Triggers: events that start an agent
A trigger is an event in a connected app that can automatically start one of your agents. Instead of you asking for something, the app tells Praxivara that something happened, and an agent begins its work in response.
Common examples include a new e-commerce order, a change to a record in your CRM, a bank event, or an inbound text or call. When one of these events occurs, the agent you've set up runs without anyone needing to prompt it.
Triggers are what let an agent work on its own.
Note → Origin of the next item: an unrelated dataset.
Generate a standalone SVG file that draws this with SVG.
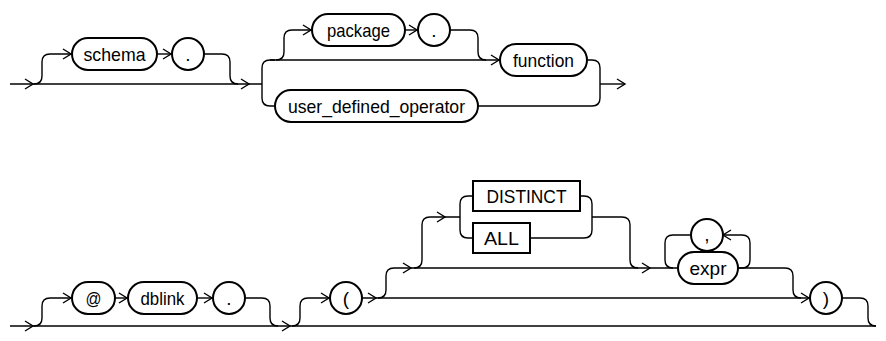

If you want a workflow to happen automatically rather than on request, you need a trigger to start it.
The key difference
| Actions | Triggers | |
|---|---|---|
| What it is | An operation the assistant or agent performs | An event that starts an agent |
| Direction | Praxivara does something in the app | The app notifies Praxivara that something happened |
| Who starts it | You, in chat, or an agent running a task | The event itself, automatically |
| Example | Create a calendar event | A new order arrives and an agent begins |
Not every app has triggers
Every integration offers actions, but only some offer triggers. Many apps are designed purely for the assistant and your agents to act inside, with no automatic events to start a workflow.
To see what a specific app supports, open its capabilities view from the Integrations page. There you can browse the full list of actions and check whether the app also exposes any triggers. You can search within the list to find a specific operation and gauge whether the app fits a workflow you have in mind.
How to review an app's capabilities
- Go to your Integrations page and find the app you're interested in.
- Open the app to view its capabilities.
- Browse the Actions list to see everything the assistant and your agents can do inside it.
- Look for a Triggers list to see whether the app can start an agent automatically. If there isn't one, the app offers actions only.
- Use the search box to jump to a specific operation you have in mind.
Putting it together
Think of actions as the hands that do the work and triggers as the signal that tells an agent to begin. A well-built agent often uses both: a trigger starts it when something happens, and actions let it respond, whether that means updating a record, sending a message, or completing a task on your behalf.
If the assistant ever tells you an action isn't enabled, you can turn it on from the app's action settings. And if you want a workflow to run without being asked, look for a trigger on the relevant app to set it in motion.